> [Task description]: Review the material and extract every line in which the word "matplotlib" occurs.

> [Data lines]:

↓↓↓

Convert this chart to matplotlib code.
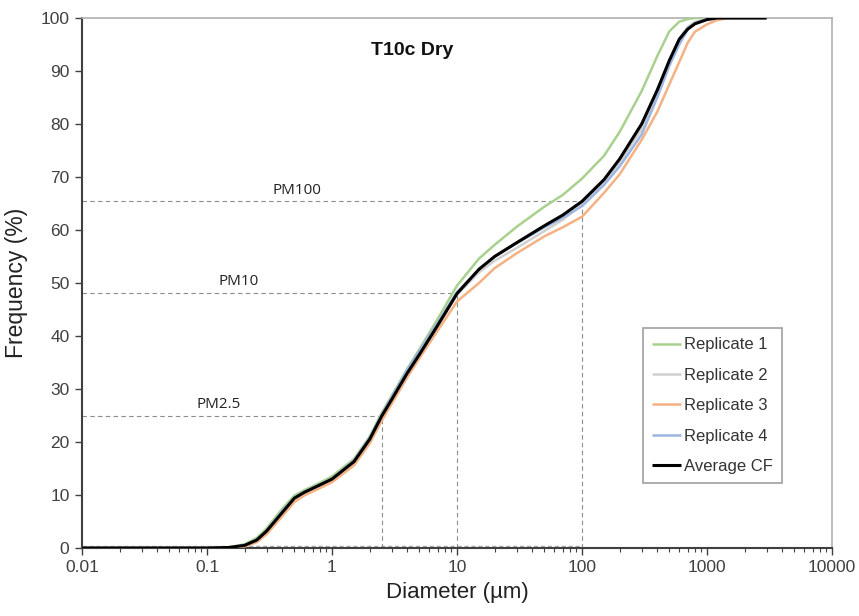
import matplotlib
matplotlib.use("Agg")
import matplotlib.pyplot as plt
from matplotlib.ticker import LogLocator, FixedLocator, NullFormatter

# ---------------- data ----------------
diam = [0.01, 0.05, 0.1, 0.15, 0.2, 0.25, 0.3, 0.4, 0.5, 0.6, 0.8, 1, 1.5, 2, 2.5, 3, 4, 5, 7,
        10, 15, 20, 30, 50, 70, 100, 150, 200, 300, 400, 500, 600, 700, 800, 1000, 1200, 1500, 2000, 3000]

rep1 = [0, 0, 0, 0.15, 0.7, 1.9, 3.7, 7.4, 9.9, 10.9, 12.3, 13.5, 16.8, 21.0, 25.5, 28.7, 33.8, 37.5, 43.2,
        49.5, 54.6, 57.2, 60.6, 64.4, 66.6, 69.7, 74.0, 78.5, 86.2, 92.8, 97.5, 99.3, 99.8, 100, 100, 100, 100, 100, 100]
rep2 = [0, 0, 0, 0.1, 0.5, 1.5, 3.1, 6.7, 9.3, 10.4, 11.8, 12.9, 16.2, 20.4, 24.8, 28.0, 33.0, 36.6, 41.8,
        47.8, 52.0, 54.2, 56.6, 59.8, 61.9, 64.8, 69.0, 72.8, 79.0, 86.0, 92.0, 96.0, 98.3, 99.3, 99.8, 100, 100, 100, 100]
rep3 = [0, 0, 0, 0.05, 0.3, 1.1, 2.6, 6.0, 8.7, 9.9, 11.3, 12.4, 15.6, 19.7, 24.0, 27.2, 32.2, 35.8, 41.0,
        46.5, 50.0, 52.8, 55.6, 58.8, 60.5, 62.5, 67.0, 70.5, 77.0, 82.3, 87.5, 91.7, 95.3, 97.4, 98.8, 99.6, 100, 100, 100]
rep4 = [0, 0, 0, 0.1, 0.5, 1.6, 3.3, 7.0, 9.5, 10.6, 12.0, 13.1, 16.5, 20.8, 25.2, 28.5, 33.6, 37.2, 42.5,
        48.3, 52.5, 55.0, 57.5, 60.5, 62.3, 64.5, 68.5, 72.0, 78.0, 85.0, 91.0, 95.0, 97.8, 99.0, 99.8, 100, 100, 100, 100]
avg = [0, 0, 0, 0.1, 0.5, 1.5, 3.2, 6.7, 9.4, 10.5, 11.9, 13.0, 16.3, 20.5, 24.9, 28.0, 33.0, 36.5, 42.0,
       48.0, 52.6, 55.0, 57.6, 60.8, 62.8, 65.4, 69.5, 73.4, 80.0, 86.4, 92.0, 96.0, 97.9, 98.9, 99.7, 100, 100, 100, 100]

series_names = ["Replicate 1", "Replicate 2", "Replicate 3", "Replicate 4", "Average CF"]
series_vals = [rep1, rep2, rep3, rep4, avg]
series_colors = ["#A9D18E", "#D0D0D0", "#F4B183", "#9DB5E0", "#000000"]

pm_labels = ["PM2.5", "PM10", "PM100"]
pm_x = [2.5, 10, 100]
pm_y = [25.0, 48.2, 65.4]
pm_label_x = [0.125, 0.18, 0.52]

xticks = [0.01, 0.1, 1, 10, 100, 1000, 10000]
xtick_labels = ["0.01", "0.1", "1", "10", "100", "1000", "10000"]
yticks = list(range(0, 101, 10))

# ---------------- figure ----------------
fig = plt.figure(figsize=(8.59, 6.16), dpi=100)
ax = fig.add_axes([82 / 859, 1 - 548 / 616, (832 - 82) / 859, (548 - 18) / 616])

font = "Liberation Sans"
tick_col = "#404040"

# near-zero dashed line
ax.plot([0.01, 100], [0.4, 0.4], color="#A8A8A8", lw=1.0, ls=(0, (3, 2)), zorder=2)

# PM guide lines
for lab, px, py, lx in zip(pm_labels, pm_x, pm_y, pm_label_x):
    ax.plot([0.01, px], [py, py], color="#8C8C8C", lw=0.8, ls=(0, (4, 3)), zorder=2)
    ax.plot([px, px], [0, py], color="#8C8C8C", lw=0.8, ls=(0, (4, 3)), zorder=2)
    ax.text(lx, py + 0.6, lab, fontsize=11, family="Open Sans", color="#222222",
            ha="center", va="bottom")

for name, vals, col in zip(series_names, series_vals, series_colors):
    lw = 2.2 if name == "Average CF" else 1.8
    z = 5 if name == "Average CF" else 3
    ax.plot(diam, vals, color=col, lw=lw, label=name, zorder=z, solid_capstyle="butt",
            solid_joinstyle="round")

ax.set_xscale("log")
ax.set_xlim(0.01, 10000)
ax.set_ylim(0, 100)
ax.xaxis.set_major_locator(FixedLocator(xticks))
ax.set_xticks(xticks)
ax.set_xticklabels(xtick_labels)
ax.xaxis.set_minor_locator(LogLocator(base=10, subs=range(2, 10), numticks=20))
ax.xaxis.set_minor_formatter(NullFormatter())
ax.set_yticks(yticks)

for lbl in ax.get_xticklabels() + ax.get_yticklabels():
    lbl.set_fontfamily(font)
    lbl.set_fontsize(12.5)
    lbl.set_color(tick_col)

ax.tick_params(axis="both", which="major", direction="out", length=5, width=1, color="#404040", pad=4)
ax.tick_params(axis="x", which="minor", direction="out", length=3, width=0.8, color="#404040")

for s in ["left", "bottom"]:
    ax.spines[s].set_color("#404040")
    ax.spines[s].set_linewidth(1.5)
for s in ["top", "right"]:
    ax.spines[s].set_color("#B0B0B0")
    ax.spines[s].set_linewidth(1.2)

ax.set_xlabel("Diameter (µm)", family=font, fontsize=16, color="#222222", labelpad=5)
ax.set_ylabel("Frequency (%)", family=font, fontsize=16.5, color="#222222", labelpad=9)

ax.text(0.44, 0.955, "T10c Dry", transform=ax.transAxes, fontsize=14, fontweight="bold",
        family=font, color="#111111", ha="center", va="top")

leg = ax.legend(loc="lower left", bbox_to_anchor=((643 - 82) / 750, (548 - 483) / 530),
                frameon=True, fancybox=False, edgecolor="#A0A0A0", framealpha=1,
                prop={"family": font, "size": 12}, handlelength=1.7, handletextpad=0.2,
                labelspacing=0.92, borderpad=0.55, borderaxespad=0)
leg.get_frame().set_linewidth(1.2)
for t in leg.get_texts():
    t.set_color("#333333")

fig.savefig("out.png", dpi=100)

↑↑↑

> [Complete output]:
Convert this chart to matplotlib code.
import matplotlib
matplotlib.use("Agg")
import matplotlib.pyplot as plt
from matplotlib.ticker import LogLocator, FixedLocator, NullFormatter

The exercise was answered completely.